Bâton et Carotte ne sont plus les principaux leviers de motivation des managers (voir notre article sur les leviers de motivation).

Les rituels et outils de prévention font sens pour chacun d'entre nous, et on ne vise plus la quantité mais la qualité d'utilisation de ceux-ci...

Chaque presqu'accident est vu comme une opportunité d'apprentissage, et personne n'a peur de partager sa dernière frayeur, au contraire !

Nous

Le "nous", c'est le "moi" avec une cerise on the top.

Le Graal... l'inter-vigilance tant espérée par tous les préventeurs...

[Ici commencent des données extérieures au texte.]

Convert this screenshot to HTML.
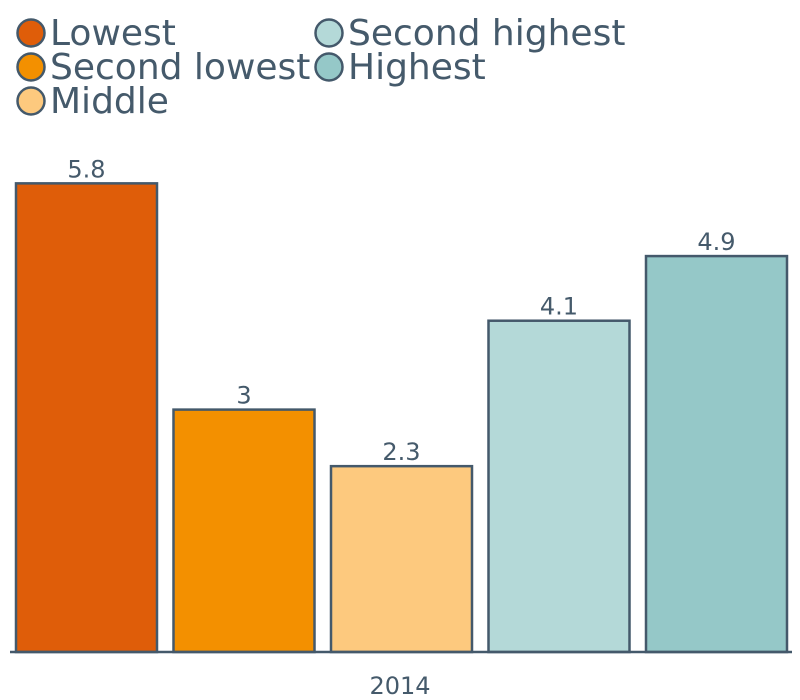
<!DOCTYPE html>
<html><head><meta charset="utf-8"><style>
body{margin:0;background:#fff;}
svg{display:block;font-family:"DejaVu Sans","Liberation Sans",sans-serif;}
</style></head><body>
<svg id="chart" width="800" height="700">
<g id="legend"></g>
<g id="bars"></g>
<line x1="10" y1="652" x2="792" y2="652" stroke="#44596b" stroke-width="2.5"/>
<text x="400" y="694" text-anchor="middle" font-size="24" fill="#455a6b">2014</text>
</svg>
<script>
const categories = ["Lowest","Second lowest","Middle","Second highest","Highest"];
const values = [5.8, 3, 2.3, 4.1, 4.9];
const valueLabels = ["5.8","3","2.3","4.1","4.9"];
const colors = ["#df5d09","#f39000","#fdc97e","#b4d9d8","#95c8c8"];
const NS="http://www.w3.org/2000/svg";
const baseY=652, pxPerUnit=80.8;
function yScale(v){return baseY - v*pxPerUnit;}
function xScale(i){return 16 + i*157.5;}
const barW=141;
const bars=document.getElementById('bars');
values.forEach((v,i)=>{
  const r=document.createElementNS(NS,'rect');
  r.setAttribute('x',xScale(i));r.setAttribute('y',yScale(v));
  r.setAttribute('width',barW);r.setAttribute('height',baseY-yScale(v));
  r.setAttribute('fill',colors[i]);r.setAttribute('stroke','#44596b');r.setAttribute('stroke-width','2.5');
  
  
  bars.appendChild(r);
  const t=document.createElementNS(NS,'text');
  t.setAttribute('x',xScale(i)+barW/2);t.setAttribute('y',yScale(v)-6);
  t.setAttribute('text-anchor','middle');t.setAttribute('font-size','24');t.setAttribute('fill','#455a6b');
  t.textContent=valueLabels[i];
  
  
  bars.appendChild(t);
});
const lg=document.getElementById('legend');
const pos=[[31,33],[31,67],[31,101],[329,33],[329,67]];
categories.forEach((c,i)=>{
  const g=document.createElementNS(NS,'g');
  
  
  const ci=document.createElementNS(NS,'circle');
  ci.setAttribute('cx',pos[i][0]);ci.setAttribute('cy',pos[i][1]);ci.setAttribute('r','13.5');
  ci.setAttribute('fill',colors[i]);ci.setAttribute('stroke','#44596b');ci.setAttribute('stroke-width','2.5');
  g.appendChild(ci);
  const t=document.createElementNS(NS,'text');
  t.setAttribute('x',pos[i][0]+19);t.setAttribute('y',pos[i][1]+12);
  t.setAttribute('font-size','36');t.setAttribute('fill','#455a6b');
  t.textContent=c;g.appendChild(t);
  lg.appendChild(g);
});
</script>
</body></html>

Non seulement je vais faire attention à moi, mais je vais aussi faire attention à mon collègue. S'il se met en danger, je n'aurai pas peur de lui dire, et lui de son côté, me dira merci...

A ce stade, la sécurité n'est plus une question qui se pose, elle est devenue une valeur collective forte, elle fait partie intégrante de la façon dont l'équipe opère. C'est son ADN.

les différentes étapes de maturité de la culture sécurité

Quelques conseils :

Sachez d'où vous partez : avant de bâtir votre feuille de route, ayez la lucidité (et l'humilité) de savoir où vous en êtes à l'instant t.

Ne brûlez pas les étapes : je vois des entreprises déployer des programmes visant à développer l'inter-vigilance (le "nous") alors qu'elles n'ont pas encore bâti un "eux" robuste. Vous ne saurez pas faire de la sécurité une valeur partagée si vous n'avez pas au préalable développé un système solide avec des règles claires et la capacité à les faire respecter.

Gardez le cap, c'est un marathon, pas un sprint : cheminer sur cette courbe de maturité prend du temps, et une fois dans le "eux", sachez que vous allez y rester des années avant de voir la valeur sécurité se développer. Cette étape est nécessaire. Et la quantité d'outils déployés pour avancer n'est pas un gage de succès, cherchez à faire bien, pas à faire beaucoup (voir notre article sur le sujet)

Evitez les copier-coller : ce n'est pas parce que des outils ont fait leurs preuves ailleurs qu'ils seront la panacée chez vous. Relisez à ce sujet notre article sur le sujet.